For LLCs, articles of organization and an operating agreement must be drawn up
articles of organization must contain: name, the corporate purpose, the registered agent, and the registered office
Describe the limited liability partnership (LLP) in the USA
similar to the German partnership company
In American law or tax consulting firms, architectural firms, etc., the partners are personally liable, even if they are limited partners. However, if an LLP exists, each
partner is only liable for their own activities
Summary
In Germany, founders can choose the legal form of a sole proprietorship, partnership, or corporation.

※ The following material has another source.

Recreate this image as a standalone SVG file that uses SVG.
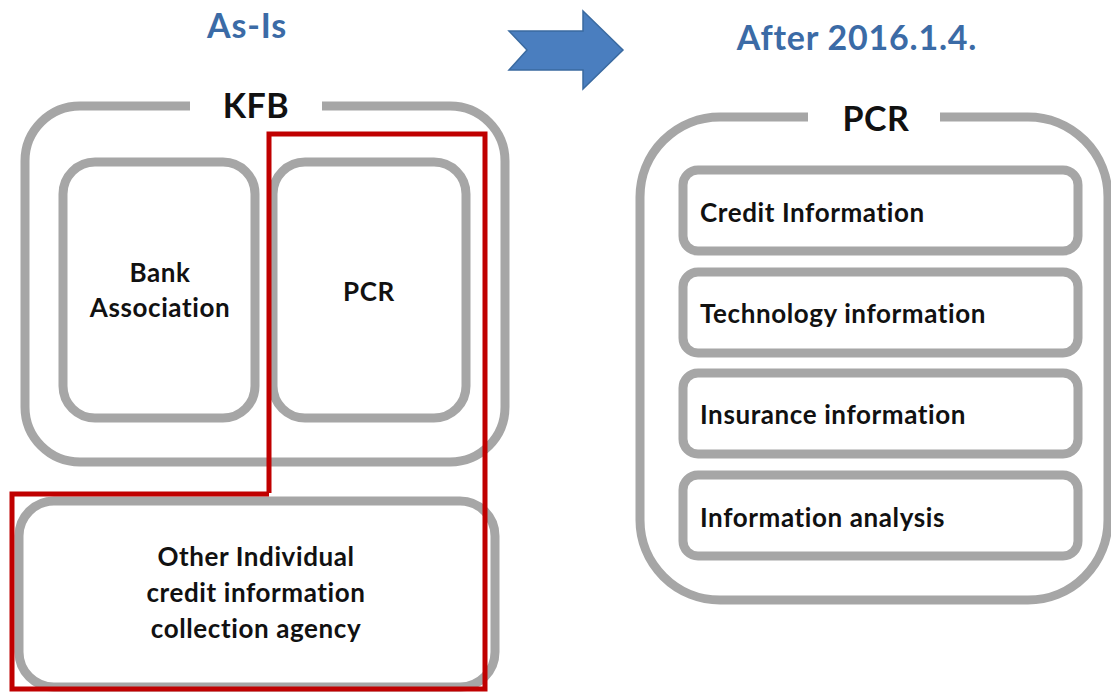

One person carrying out commercial activity is called Einzelgewerbetreibender. If several persons join together, they constitute a partnership. GbR, OHG, and KG are possible variants. If a corporation is founded, then GmbH, AG, UG (haftungsbeschränkt), Ltd., and SE are typical. The GmbH & Co KG represents a hybrid form.
In the USA, similar legal forms exist in the form of sole proprietorship, partnership, corporation, and limited liability, although the minimum capital requirement customary in Germany does not exist there.